» **Supplied data**
---*---

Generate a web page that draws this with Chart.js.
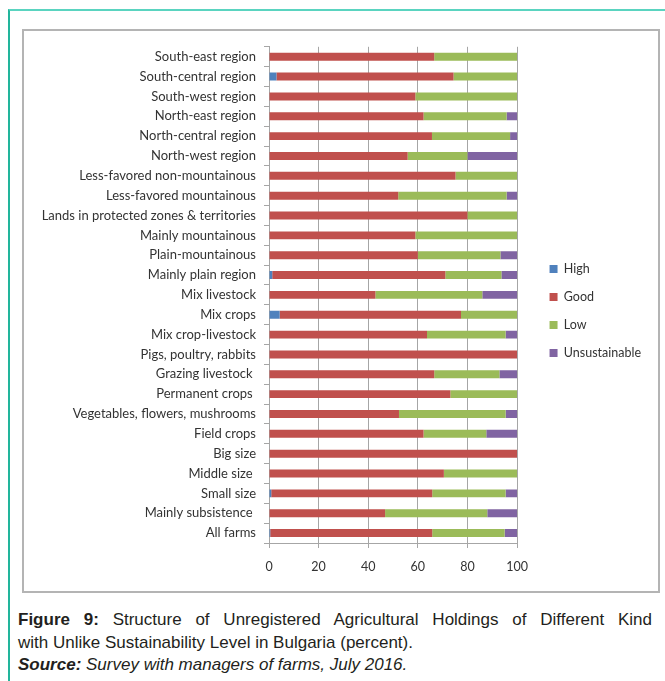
<!DOCTYPE html>
<html>
<head>
<meta charset="utf-8">
<script src="https://cdn.jsdelivr.net/npm/chart.js@4/dist/chart.umd.min.js"></script>
<style>
  html, body { margin: 0; padding: 0; background: #fff; overflow: hidden; }
  body { width: 665px; height: 681px; position: relative; }
  .figura { position: absolute; left: 8px; top: 9px; width: 700px; height: 700px;
            border-left: 2px solid #22b59c; border-top: 2px solid #5ad4c0; }
  .moldura { position: absolute; left: 22px; top: 29px; width: 634px; height: 560px;
             border: 2px solid #b4b4b4; }
  .moldura canvas { display: block; }
  .legenda { position: absolute; left: 18px; top: 609px; width: 634px;
             font-family: "Liberation Sans", Arial, sans-serif; font-size: 17px;
             line-height: 22.5px; color: #231f20; }
  .legenda .l1 { text-align: justify; text-align-last: justify; }
</style>
</head>
<body>
<div class="figura"></div>
<div class="moldura"><canvas id="sustChart" width="634" height="560"></canvas></div>
<div class="legenda">
  <div class="l1"><b>Figure 9:</b> Structure of Unregistered Agricultural Holdings of Different Kind</div>
  <div>with Unlike Sustainability Level in Bulgaria (percent).</div>
  <div><b><i>Source:</i></b> <i>Survey with managers of farms, July 2016.</i></div>
</div>
<script>
const corAlta = '#4f81bd';
const corBoa = '#c0504d';
const corBaixa = '#9bbb59';
const corInsust = '#8064a2';
const corTexto = '#333333';
const corGrade = '#a6a6a6';

const categorias = [
  'South-east region', 'South-central region', 'South-west region', 'North-east region',
  'North-central region', 'North-west region', 'Less-favored non-mountainous',
  'Less-favored mountainous', 'Lands in protected zones & territories', 'Mainly mountainous',
  'Plain-mountainous', 'Mainly plain region', 'Mix livestock', 'Mix crops',
  'Mix crop-livestock', 'Pigs, poultry, rabbits', 'Grazing livestock ', 'Permanent crops ',
  'Vegetables, flowers, mushrooms', 'Field crops', 'Big size', 'Middle size ',
  'Small size', 'Mainly subsistence ', 'All farms'
];

const high =          [0, 3, 0, 0, 0, 0, 0, 0, 0, 0, 0, 1.3, 0, 4.3, 0, 0, 0, 0, 0, 0, 0, 0, 0.9, 0, 0.5];
const good =          [66.6, 71.4, 59, 62.3, 65.7, 55.9, 75.2, 52.1, 80, 59, 60, 69.8, 42.9, 73.1, 63.7, 100, 66.6, 73.1, 52.4, 62.3, 100, 70.5, 64.9, 46.8, 65.3];
const low =           [33.4, 25.6, 41, 33.5, 31.5, 24.1, 24.8, 43.7, 20, 41, 33.3, 22.6, 43.1, 22.6, 31.7, 0, 26.3, 26.9, 43, 25.3, 0, 29.5, 29.6, 41.2, 29.2];
const unsustainable = [0, 0, 0, 4.2, 2.8, 20, 0, 4.2, 0, 0, 6.7, 6.3, 14, 0, 4.6, 0, 7.1, 0, 4.6, 12.4, 0, 0, 4.6, 12, 5];

const ticksX = [0, 20, 40, 60, 80, 100];

const fonteEixo = { family: 'Lato, "Open Sans", sans-serif', size: 13 };

function serie(rotulo, dados, cor) {
  return {
    label: rotulo,
    data: dados,
    backgroundColor: cor,
    borderWidth: 0,
    barPercentage: 0.4,
    categoryPercentage: 1
  };
}

// empurra a legenda para a direita e um pouco para cima
const deslocaLegenda = {
  id: 'deslocaLegenda',
  afterLayout(chart) {
    if (chart.legend) {
      chart.legend.left += 17;
      chart.legend.right += 17;
      chart.legend.top -= 4;
      chart.legend.bottom -= 4;
    }
  }
};

const ctx = document.getElementById('sustChart');

new Chart(ctx, {
  type: 'bar',
  data: {
    labels: categorias,
    datasets: [
      serie('High', high, corAlta),
      serie('Good', good, corBoa),
      serie('Low', low, corBaixa),
      serie('Unsustainable', unsustainable, corInsust)
    ]
  },
  plugins: [deslocaLegenda],
  options: {
    indexAxis: 'y',
    responsive: false,
    animation: false,
    layout: { padding: { top: 14, bottom: 6, left: 0, right: 24 } },
    plugins: {
      legend: {
        position: 'right',
        labels: {
          color: corTexto,
          font: { family: fonteEixo.family, size: 12.5 },
          boxWidth: 8,
          boxHeight: 8,
          padding: 15.5
        }
      },
      tooltip: { enabled: false }
    },
    scales: {
      x: {
        stacked: true,
        min: 0,
        max: 100,
        afterBuildTicks: (eixo) => { eixo.ticks = ticksX.map(v => ({ value: v })); },
        ticks: { color: corTexto, font: { family: fonteEixo.family, size: 12.5 }, padding: 11 },
        grid: { color: corGrade, tickLength: 5 },
        border: { color: corGrade }
      },
      y: {
        stacked: true,
        afterFit: (eixo) => { eixo.width = 245; },
        ticks: { color: corTexto, font: fonteEixo, padding: 8, autoSkip: false },
        grid: { offset: true, drawOnChartArea: false, color: corGrade, tickLength: 5 },
        border: { color: corGrade }
      }
    }
  }
});
</script>
</body>
</html>
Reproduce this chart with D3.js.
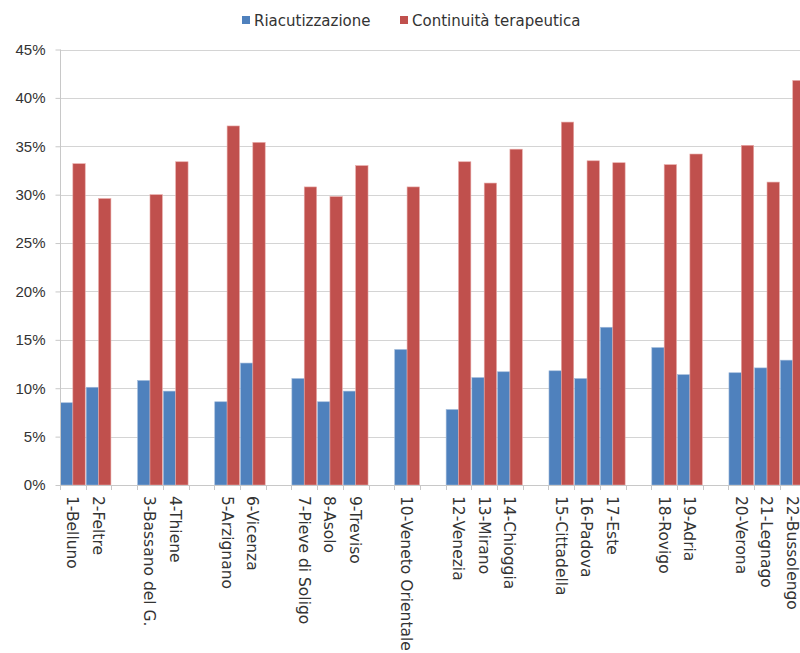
<!DOCTYPE html>
<html>
<head>
<meta charset="utf-8">
<script src="https://cdn.jsdelivr.net/npm/d3@7"></script>
<style>
  html, body { margin: 0; padding: 0; background: #fff; }
  svg { display: block; font-family: "DejaVu Sans", Verdana, sans-serif; }
</style>
</head>
<body>
<svg id="chart" width="800" height="653"></svg>
<script>
// Category slots along the x axis; null marks an empty spacer slot between groups.
const categories = [
  "1-Belluno", "2-Feltre", null,
  "3-Bassano del G.", "4-Thiene", null,
  "5-Arzignano", "6-Vicenza", null,
  "7-Pieve di Soligo", "8-Asolo", "9-Treviso", null,
  "10-Veneto Orientale", null,
  "12-Venezia", "13-Mirano", "14-Chioggia", null,
  "15-Cittadella", "16-Padova", "17-Este", null,
  "18-Rovigo", "19-Adria", null,
  "20-Verona", "21-Legnago", "22-Bussolengo"
];

// Percent values per slot (null for spacer slots).
const riacutizzazione = [
  8.5, 10.1, null,
  10.8, 9.7, null,
  8.6, 12.6, null,
  11.0, 8.6, 9.7, null,
  14.0, null,
  7.8, 11.1, 11.7, null,
  11.8, 11.0, 16.3, null,
  14.2, 11.4, null,
  11.6, 12.1, 12.9
];

const continuitaTerapeutica = [
  33.2, 29.6, null,
  30.0, 33.4, null,
  37.1, 35.4, null,
  30.8, 29.8, 33.0, null,
  30.8, null,
  33.4, 31.2, 34.7, null,
  37.5, 33.5, 33.3, null,
  33.1, 34.2, null,
  35.1, 31.3, 41.8
];

const yTicks = [0, 5, 10, 15, 20, 25, 30, 35, 40, 45];

const seriesNames = ["Riacutizzazione", "Continuità terapeutica"];
const seriesColors = ["#4F81BD", "#C0504D"];

const svg = d3.select("#chart");
const W = 800;
const plotLeft = 60, plotTop = 49.5, plotBottom = 485;
const slotW = 25.71;

const slots = d3.range(categories.length);
const x = d3.scaleBand()
  .domain(slots)
  .range([plotLeft, plotLeft + slotW * categories.length])
  .paddingInner(0)
  .paddingOuter(0);

const inner = d3.scaleBand()
  .domain([0, 1])
  .range([0, x.bandwidth()])
  .paddingOuter(0.04)
  .paddingInner(0);

const y = d3.scaleLinear().domain([0, 45]).range([plotBottom, plotTop]);

const plot = svg.append("g");

// Horizontal gridlines
plot.append("g")
  .selectAll("line")
  .data(yTicks.filter(d => d > 0))
  .join("line")
  .attr("x1", plotLeft)
  .attr("x2", W)
  .attr("y1", d => Math.round(y(d)) + 0.5)
  .attr("y2", d => Math.round(y(d)) + 0.5)
  .attr("stroke", "#d4d4d4")
  .attr("stroke-width", 1.2);

// Y axis
const yAxis = d3.axisLeft(y)
  .tickValues(yTicks)
  .tickFormat(d => d + "%")
  .tickSize(5)
  .tickPadding(10);

const yg = svg.append("g")
  .attr("transform", `translate(${plotLeft + 0.5},0)`)
  .call(yAxis);
yg.select(".domain").attr("stroke", "#c8c8c8").attr("d", `M0,${y(45)}V${plotBottom}`);
yg.selectAll(".tick line").attr("stroke", "#c8c8c8");
yg.selectAll(".tick text")
  .attr("fill", "#333")
  .style("font-size", "15px");

// Bars
const seriesData = [riacutizzazione, continuitaTerapeutica];
seriesData.forEach((vals, si) => {
  plot.append("g")
    .selectAll("rect")
    .data(slots.filter(i => vals[i] != null))
    .join("rect")
    .attr("x", i => x(i) + inner(si))
    .attr("width", inner.bandwidth())
    .attr("y", i => y(vals[i]))
    .attr("height", i => plotBottom - y(vals[i]))
    .attr("fill", seriesColors[si])
    .attr("stroke", si === 1 ? "#e8a9a7" : "#9fb9da")
    .attr("stroke-width", 0.6);
});

// X axis baseline and boundary ticks
const xg = svg.append("g");
xg.append("line")
  .attr("x1", plotLeft)
  .attr("x2", W)
  .attr("y1", plotBottom + 0.5)
  .attr("y2", plotBottom + 0.5)
  .attr("stroke", "#c8c8c8")
  .attr("stroke-width", 1.2);
xg.selectAll("line.tick")
  .data(d3.range(categories.length + 1))
  .join("line")
  .attr("class", "tick")
  .attr("x1", i => Math.round(plotLeft + i * x.step()) + 0.5)
  .attr("x2", i => Math.round(plotLeft + i * x.step()) + 0.5)
  .attr("y1", plotBottom)
  .attr("y2", plotBottom + 5)
  .attr("stroke", "#c8c8c8");

// Rotated category labels
xg.selectAll("text")
  .data(slots.filter(i => categories[i] != null))
  .join("text")
  .attr("transform", i => `translate(${x(i) + x.bandwidth() / 2},${plotBottom + 11}) rotate(90)`)
  .attr("dy", "0.36em")
  .attr("text-anchor", "start")
  .attr("fill", "#333")
  .style("font-size", "15.5px")
  .text(i => categories[i]);

// Legend
const legend = svg.append("g");
const legendItems = [
  { name: seriesNames[0], color: seriesColors[0], x: 242 },
  { name: seriesNames[1], color: seriesColors[1], x: 400 }
];
legendItems.forEach(item => {
  legend.append("rect")
    .attr("x", item.x)
    .attr("y", 16)
    .attr("width", 8)
    .attr("height", 8)
    .attr("fill", item.color);
  legend.append("text")
    .attr("x", item.x + 12)
    .attr("y", 26)
    .attr("fill", "#333")
    .style("font-size", "15px")
    .text(item.name);
});
</script>
</body>
</html>
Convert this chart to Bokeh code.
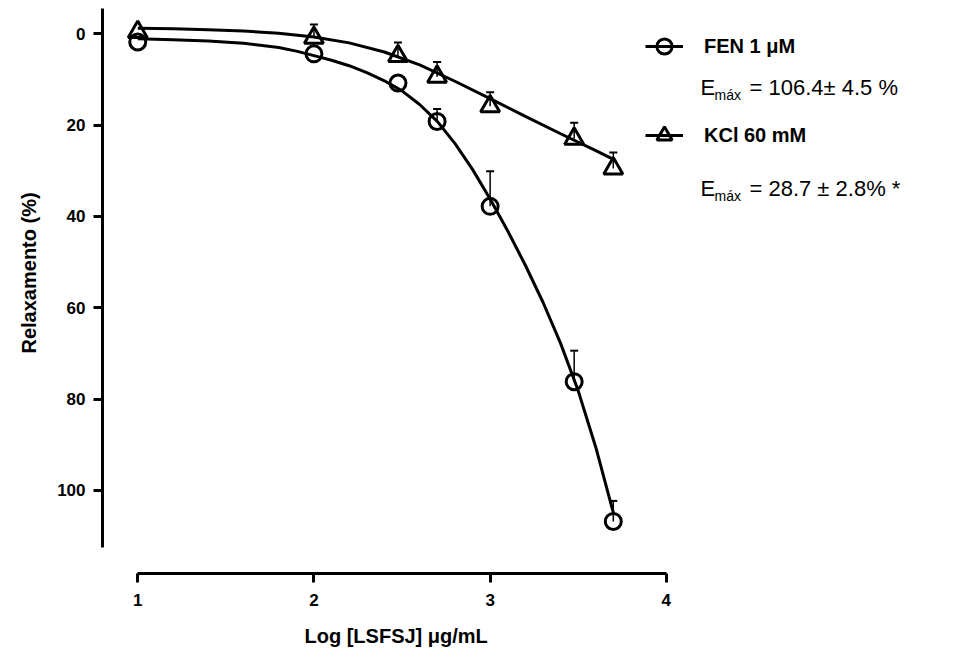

---*---

» **Directions**
Scan the entries above. Copy each line that has the string "with".

» **Solution to this task**
Generate a web page that draws this with Chart.js.
  <div>with Unlike Sustainability Level in Bulgaria (percent).</div>
  <div><b><i>Source:</i></b> <i>Survey with managers of farms, July 2016.</i></div>
Reproduce this chart with D3.js.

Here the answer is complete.